Heejae Jo was born in Seoul, Korea, in 1987. Having an interest in learning how people acquire emotion and their patterns of behavior, she studied Educational Psychology at Sookmyung Women’s University. Attending a women’s school also gave a great impact on her feministic perception.
Studying abnormal psychology in university, she has been questioning the boundaries between normal and abnormal. In her art, she likes to experiment with what we believe is normal—tradition, universal value, and rational ways of thinking.
She immigrated to Canada in 2015. She earned a Bachelor of Fine Arts from OCAD University.
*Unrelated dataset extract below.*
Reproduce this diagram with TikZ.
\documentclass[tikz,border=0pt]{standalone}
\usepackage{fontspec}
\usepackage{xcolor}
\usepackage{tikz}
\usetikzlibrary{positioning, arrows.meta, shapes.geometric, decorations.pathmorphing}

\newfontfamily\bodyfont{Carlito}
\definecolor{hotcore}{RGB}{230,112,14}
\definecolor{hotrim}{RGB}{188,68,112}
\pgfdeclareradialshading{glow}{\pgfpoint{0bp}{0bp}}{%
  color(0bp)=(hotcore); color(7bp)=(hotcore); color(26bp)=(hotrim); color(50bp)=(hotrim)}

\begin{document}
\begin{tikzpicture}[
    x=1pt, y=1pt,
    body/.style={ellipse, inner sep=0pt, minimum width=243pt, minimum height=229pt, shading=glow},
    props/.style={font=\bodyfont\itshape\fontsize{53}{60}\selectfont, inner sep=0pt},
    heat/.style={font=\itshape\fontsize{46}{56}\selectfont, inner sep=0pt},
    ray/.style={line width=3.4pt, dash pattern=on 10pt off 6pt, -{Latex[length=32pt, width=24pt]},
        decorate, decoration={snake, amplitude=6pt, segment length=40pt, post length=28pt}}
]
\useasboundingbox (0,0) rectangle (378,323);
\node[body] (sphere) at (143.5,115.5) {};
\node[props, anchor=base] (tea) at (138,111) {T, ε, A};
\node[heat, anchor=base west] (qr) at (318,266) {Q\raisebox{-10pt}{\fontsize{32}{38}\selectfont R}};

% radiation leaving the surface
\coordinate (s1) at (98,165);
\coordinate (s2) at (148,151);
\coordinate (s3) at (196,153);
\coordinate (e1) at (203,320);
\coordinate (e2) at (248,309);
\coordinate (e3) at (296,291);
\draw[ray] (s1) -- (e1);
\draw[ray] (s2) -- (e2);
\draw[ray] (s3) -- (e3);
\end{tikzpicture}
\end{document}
Her identity as an immigrant and an Asian female with her interracial marriage life is a major subject matter in her art.
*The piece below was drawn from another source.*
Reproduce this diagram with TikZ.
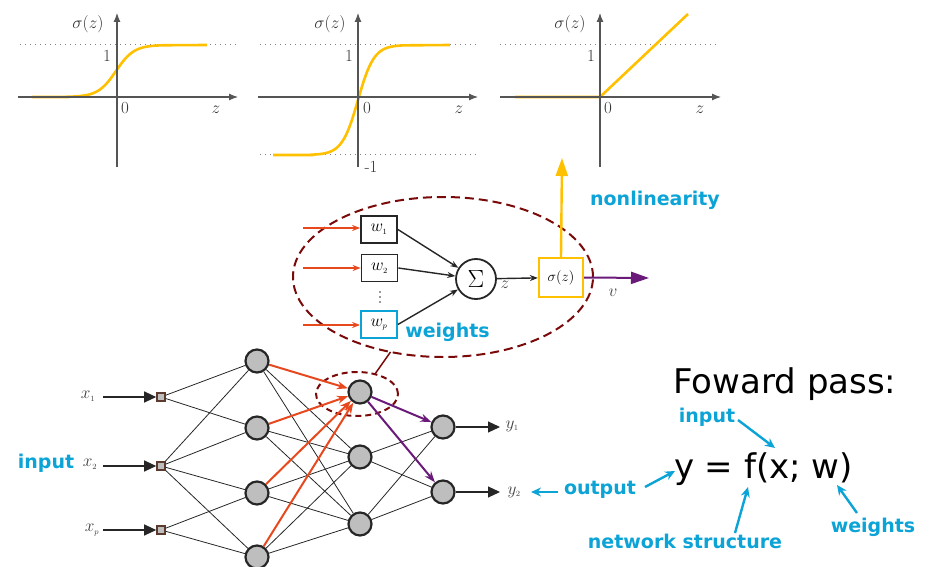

As an immigrant, the relationship between my identity and my new surroundings became one of the most important subject matters in my art. Since I moved to Canada, my Korean identity has become more visible in a foreign country. With my art, I aim to express my complex identity as an immigrant, a minority, and an Asian female in an interracial marriage.
My paintings are inspired by my dreams and memories. In my dreams, my memories of Korea and Canada often blend together. Using my subconscious, I try to navigate the relationship between my Korean identity and Canadian surroundings. Even though dreams are illogical and nonsensical, they help me catch a glimpse of my feelings about the experiences in my new surroundings.
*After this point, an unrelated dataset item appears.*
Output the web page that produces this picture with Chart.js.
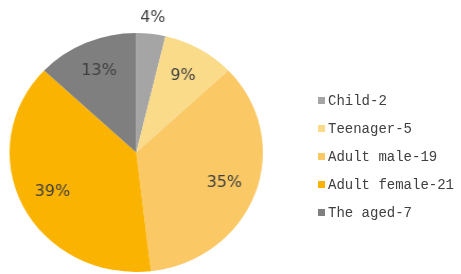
<!DOCTYPE html>
<html>
<head>
<meta charset="utf-8">
<script src="https://cdn.jsdelivr.net/npm/chart.js@4/dist/chart.umd.min.js"></script>
<style>
  html, body { margin:0; padding:0; background:#fff; }
  body { width:461px; height:274px; position:relative; overflow:hidden; }
  /* the source picture is a bit wider than tall, so stretch the pie box */
  #wrap { position:absolute; left:0; top:0; width:435px; height:274px;
          transform:scaleX(1.06); transform-origin:0 0; }
  #legend { position:absolute; left:318px; top:90px; margin:0; padding:0; list-style:none;
            font-family:"Liberation Mono", monospace; font-size:14px; color:#404040; }
  #legend li { height:28px; line-height:22px; white-space:nowrap; }
  #legend i { display:inline-block; width:7px; height:7px; margin-right:3px; vertical-align:1px; }
</style>
</head>
<body>
<div id="wrap"><canvas id="chart"></canvas></div>
<ul id="legend"></ul>
<script>
'use strict';

// ===== data =====
const CATEGORIES = ["Child", "Teenager", "Adult male", "Adult female", "The aged"];
const COUNTS = [2, 5, 19, 21, 7];
const COLORS = ["#a5a5a5", "#f9db8a", "#fac864", "#fab300", "#7f7f7f"];

// ===== legend (html) =====
const elLegend = document.getElementById('legend');
CATEGORIES.forEach((name, i) => {
  const li = document.createElement('li');
  li.innerHTML = `<i style="background:${COLORS[i]}"></i>${name}-${COUNTS[i]}`;
  elLegend.appendChild(li);
});

// ===== percentage labels on slices =====
const pctLabels = {
  id: 'pctLabels',
  afterDatasetsDraw(chart){
    const ctx = chart.ctx;
    const meta = chart.getDatasetMeta(0);
    const total = COUNTS.reduce((a, b) => a + b, 0);
    ctx.save();
    ctx.font = '15px "DejaVu Sans", sans-serif';
    ctx.fillStyle = '#404040';
    ctx.textAlign = 'center';
    ctx.textBaseline = 'middle';
    meta.data.forEach((arc, i) => {
      const p = arc.getProps(['x','y','startAngle','endAngle','outerRadius'], true);
      const share = COUNTS[i] / total;
      const mid = (p.startAngle + p.endAngle) / 2;
      // tiny slices get their label outside
      const r = share < 0.05 ? p.outerRadius * 1.13 : p.outerRadius * 0.74;
      const x = p.x + Math.cos(mid) * r;
      const y = p.y + Math.sin(mid) * r;
      ctx.fillText(Math.round(share * 100) + '%', x, y);
    });
    ctx.restore();
  }
};

new Chart(document.getElementById('chart'), {
  type: 'pie',
  data: {
    labels: CATEGORIES,
    datasets: [{
      data: COUNTS,
      backgroundColor: COLORS,
      borderWidth: 0
    }]
  },
  options: {
    responsive: true,
    maintainAspectRatio: false,
    animation: false,
    layout: { padding: { left: 9, right: 187, top: 33, bottom: 2 } },
    plugins: {
      legend: { display: false },
      tooltip: { enabled: false }
    }
  },
  plugins: [pctLabels]
});
</script>
</body>
</html>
The main material that I use is acrylic. But I am open to using various media. My works are composed of different applications such as doodling text/sketches, collaging recycled objects and using industrial materials. Automatism is the main technique that I follow. I begin painting with some images and colours without planning the whole work. The next step will be accompanied with intuitive decisions in a calculated manner. My goal is to compose each of the elements in harmony. I believe that not knowing the outcome is a key to make the process more fun and enjoyable. This positive attitude toward the uncertainty is revealed in my paintings.
I believe in the beauty of imperfection. When I find an ugly and awkward moment between colours and shapes in my art, I feel relieved and natural. The shape of lives is not always perfect. It is stained, marked, crushed and scattered. So is art, I believe. I enjoy my process of looking for the best harmony among the absurdities.